Natural helical carboxymethyl cellulose fibers-based actuator for smart controller applications.

Abstract

Water-responsive polymers have received great attention in the field of smart actuators due to their mechanical response to humidity without energy consumption. Natural polymers-based actuators are competitive because of their green, sustainable, and biocompatible characteristics. In this paper, we report a natural twisting carboxymethyl cellulose (CMC) fiber-based actuator (TCFA) with remarkable performance under water and moist stimulation. The water-responsive CMC fibers were prepared using wet spinning and twisting. Owing to the helical structure, good water absorption, and swelling performance, the CMC fiber exhibits excellent rotational motion with a rotation speed of 4615 rpm and recovery speed of 1538.4 rpm under water stimulation. In addition, the actuator revolutions remained almost constant after more than 254 cycles, thus demonstrating the excellent cyclic stability of this untwisting recovery process.
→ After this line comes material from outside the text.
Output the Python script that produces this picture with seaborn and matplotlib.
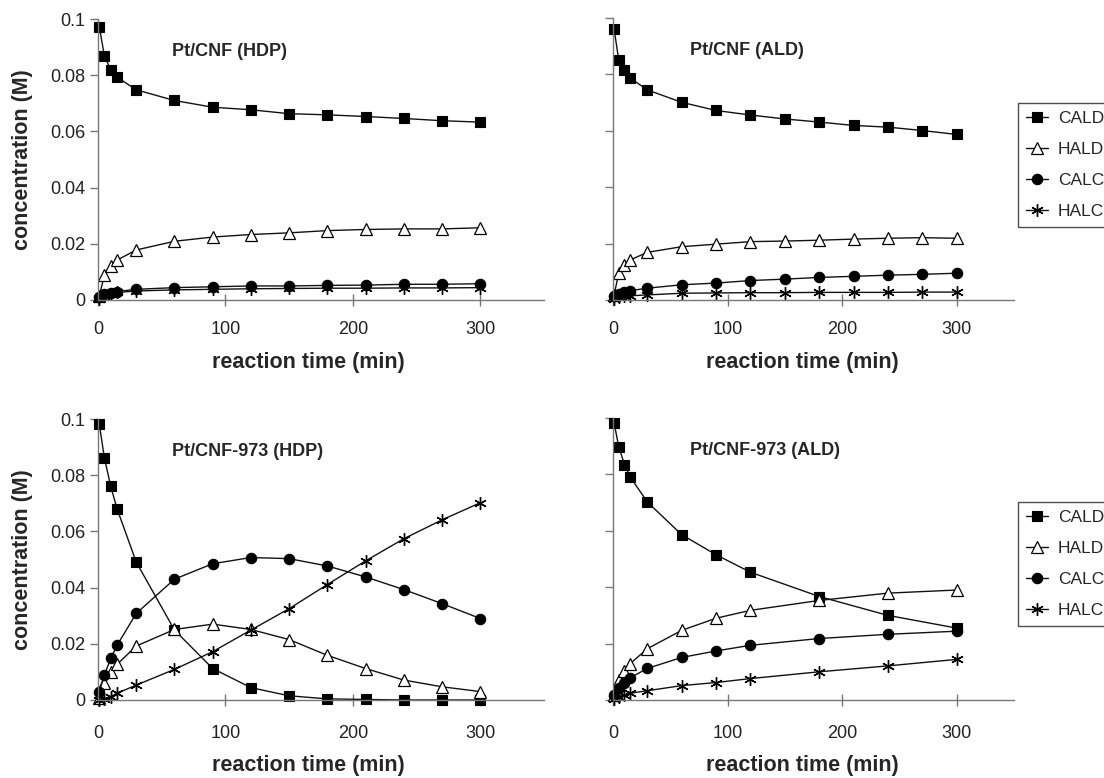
import pandas as pd
import matplotlib
matplotlib.use("Agg")
import matplotlib.pyplot as plt
import seaborn as sns

sns.set_style("ticks")
plt.rcParams["font.family"] = ["Liberation Sans", "DejaVu Sans"]

# ---------------------------------
# DATA
# ---------------------------------

species = ["CALD", "HALD", "CALC", "HALC"]

t_full = [1, 5, 10, 15, 30, 60, 90, 120, 150, 180, 210, 240, 270, 300]
t_short = [1, 5, 10, 15, 30, 60, 90, 120, 180, 240, 300]

x_ticks = [0, 100, 200, 300]
y_ticks = [0, 0.02, 0.04, 0.06, 0.08, 0.1]
y_ticklabels = ["0", "0.02", "0.04", "0.06", "0.08", "0.1"]

# Pt/CNF (HDP)
hdp_cald = [0.0973, 0.0869, 0.0819, 0.0793, 0.0748, 0.0710, 0.0686, 0.0677, 0.0663, 0.0659, 0.0653, 0.0646, 0.0638, 0.0633]
hdp_hald = [0.0014, 0.0088, 0.0121, 0.0142, 0.0178, 0.0209, 0.0224, 0.0233, 0.0239, 0.0247, 0.0251, 0.0253, 0.0253, 0.0257]
hdp_calc = [0.0010, 0.0020, 0.0026, 0.0030, 0.0038, 0.0044, 0.0047, 0.0050, 0.0050, 0.0052, 0.0053, 0.0056, 0.0056, 0.0058]
hdp_halc = [0.0005, 0.0015, 0.0022, 0.0027, 0.0032, 0.0036, 0.0038, 0.0040, 0.0041, 0.0042, 0.0042, 0.0043, 0.0043, 0.0044]

# Pt/CNF (ALD)
ald_cald = [0.0960, 0.0851, 0.0815, 0.0787, 0.0745, 0.0701, 0.0672, 0.0656, 0.0642, 0.0631, 0.0619, 0.0613, 0.0601, 0.0587]
ald_hald = [0.0019, 0.0095, 0.0124, 0.0142, 0.0169, 0.0189, 0.0198, 0.0207, 0.0209, 0.0212, 0.0216, 0.0219, 0.0221, 0.0219]
ald_calc = [0.0015, 0.0022, 0.0028, 0.0033, 0.0042, 0.0054, 0.0060, 0.0069, 0.0074, 0.0080, 0.0084, 0.0088, 0.0091, 0.0095]
ald_halc = [0.0005, 0.0010, 0.0013, 0.0015, 0.0018, 0.0024, 0.0025, 0.0026, 0.0026, 0.0027, 0.0027, 0.0027, 0.0028, 0.0028]

# Pt/CNF-973 (HDP)
hdp973_cald = [0.0982, 0.0862, 0.0760, 0.0680, 0.0491, 0.0249, 0.0112, 0.0044, 0.0015, 0.0004, 0.0002, 0.0000, 0.0000, 0.0000]
hdp973_hald = [0.0006, 0.0059, 0.0100, 0.0127, 0.0192, 0.0251, 0.0270, 0.0251, 0.0215, 0.0159, 0.0112, 0.0071, 0.0047, 0.0030]
hdp973_calc = [0.0030, 0.0089, 0.0148, 0.0195, 0.0308, 0.0430, 0.0485, 0.0507, 0.0503, 0.0477, 0.0438, 0.0393, 0.0343, 0.0290]
hdp973_halc = [0.0000, 0.0004, 0.0012, 0.0024, 0.0053, 0.0109, 0.0172, 0.0249, 0.0325, 0.0411, 0.0495, 0.0574, 0.0641, 0.0702]

# Pt/CNF-973 (ALD)
ald973_cald = [0.0982, 0.0898, 0.0835, 0.0791, 0.0702, 0.0586, 0.0515, 0.0453, 0.0367, 0.0300, 0.0255]
ald973_hald = [0.0018, 0.0070, 0.0102, 0.0129, 0.0182, 0.0247, 0.0290, 0.0318, 0.0353, 0.0379, 0.0390]
ald973_calc = [0.0018, 0.0041, 0.0059, 0.0079, 0.0112, 0.0151, 0.0174, 0.0194, 0.0218, 0.0233, 0.0244]
ald973_halc = [0.0004, 0.0012, 0.0018, 0.0024, 0.0033, 0.0051, 0.0062, 0.0076, 0.0100, 0.0121, 0.0144]

panels = [
    ("Pt/CNF (HDP)", t_full, [hdp_cald, hdp_hald, hdp_calc, hdp_halc]),
    ("Pt/CNF (ALD)", t_full, [ald_cald, ald_hald, ald_calc, ald_halc]),
    ("Pt/CNF-973 (HDP)", t_full, [hdp973_cald, hdp973_hald, hdp973_calc, hdp973_halc]),
    ("Pt/CNF-973 (ALD)", t_short, [ald973_cald, ald973_hald, ald973_calc, ald973_halc]),
]

# marker styles per species
styles = {
    "CALD": dict(marker="s", ms=7, mfc="black", mec="black", mew=0.8),
    "HALD": dict(marker="^", ms=8, mfc="white", mec="black", mew=0.9),
    "CALC": dict(marker="o", ms=7.5, mfc="black", mec="black", mew=0.8),
    "HALC": dict(marker=(6, 2, 0), ms=9, mfc="black", mec="black", mew=1.0),
}

# ---------------------------------
# FIGURE
# ---------------------------------

W, H = 1104, 778
fig = plt.figure(figsize=(W / 100, H / 100), dpi=100)

# axes boxes in pixels: left, top, right, bottom
boxes = [(98, 19, 544, 300), (613, 18, 1014, 300), (98, 419, 544, 700), (613, 418, 1014, 700)]
title_x = [0.166, 0.192, 0.166, 0.192]
xlabel_y = [-0.184, -0.184, -0.195, -0.195]

axes = []
for (l, t, r, b) in boxes:
    axes.append(fig.add_axes([l / W, 1 - b / H, (r - l) / W, (b - t) / H]))

for i, ax in enumerate(axes):
    title, times, series = panels[i]

    for name, vals in zip(species, series):
        df = pd.DataFrame({"time": times, "conc": vals})
        sns.lineplot(data=df, x="time", y="conc", ax=ax, color="#111111",
                     lw=1.0, label=name, legend=False, errorbar=None,
                     clip_on=False, **styles[name])

    ax.set_xlim(0, 350)
    ax.set_ylim(0, 0.1)
    ax.set_xticks(x_ticks)
    ax.set_yticks(y_ticks)

    for side in ["top", "right"]:
        ax.spines[side].set_visible(False)
    for side in ["left", "bottom"]:
        ax.spines[side].set_color("#777777")
        ax.spines[side].set_linewidth(1.0)

    ax.tick_params(axis="y", direction="out", length=6, width=1, color="#777777",
                   labelsize=13, pad=3, labelcolor="#222222")
    ax.tick_params(axis="x", direction="inout", length=8, width=1, color="#777777",
                   labelsize=13, labelcolor="#222222",
                   pad=11 if i < 2 else 14)

    if i % 2 == 0:
        ax.set_yticklabels(y_ticklabels)
        ax.set_ylabel("concentration (M)", fontsize=15.5, fontweight="bold")
        ax.yaxis.set_label_coords(-0.146, 0.5)
    else:
        ax.set_yticklabels([])
        ax.set_ylabel("")

    ax.set_xlabel("reaction time (min)", fontsize=15.5, fontweight="bold")
    ax.xaxis.set_label_coords(165 / 350, xlabel_y[i])

    ax.text(title_x[i], 0.886, title, transform=ax.transAxes, fontsize=13,
            fontweight="bold", va="center", ha="left")

    if i % 2 == 1:
        top_px = 103 if i == 1 else 502
        leg = ax.legend(loc="upper left", bbox_to_anchor=(1018 / W, 1 - top_px / H),
                        bbox_transform=fig.transFigure, fontsize=12.5,
                        frameon=True, fancybox=False, handlelength=1.3,
                        handletextpad=0.55, labelspacing=0.92, borderpad=0.45,
                        borderaxespad=0)
        leg.get_frame().set_edgecolor("#222222")
        leg.get_frame().set_linewidth(1.0)

fig.savefig("out.png", dpi=100)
Moreover, the CMC fiber shows application in a smart rainy curtain, smart crane, and concentration detection for alcohol solution. We offer an easy and scalable method to obtain a CMC fiber-based actuator with low cost, sustainability as well as excellent driving performance. Our work inspires a new idea in the design of cellulose-derived actuators and their application in future intelligent systems.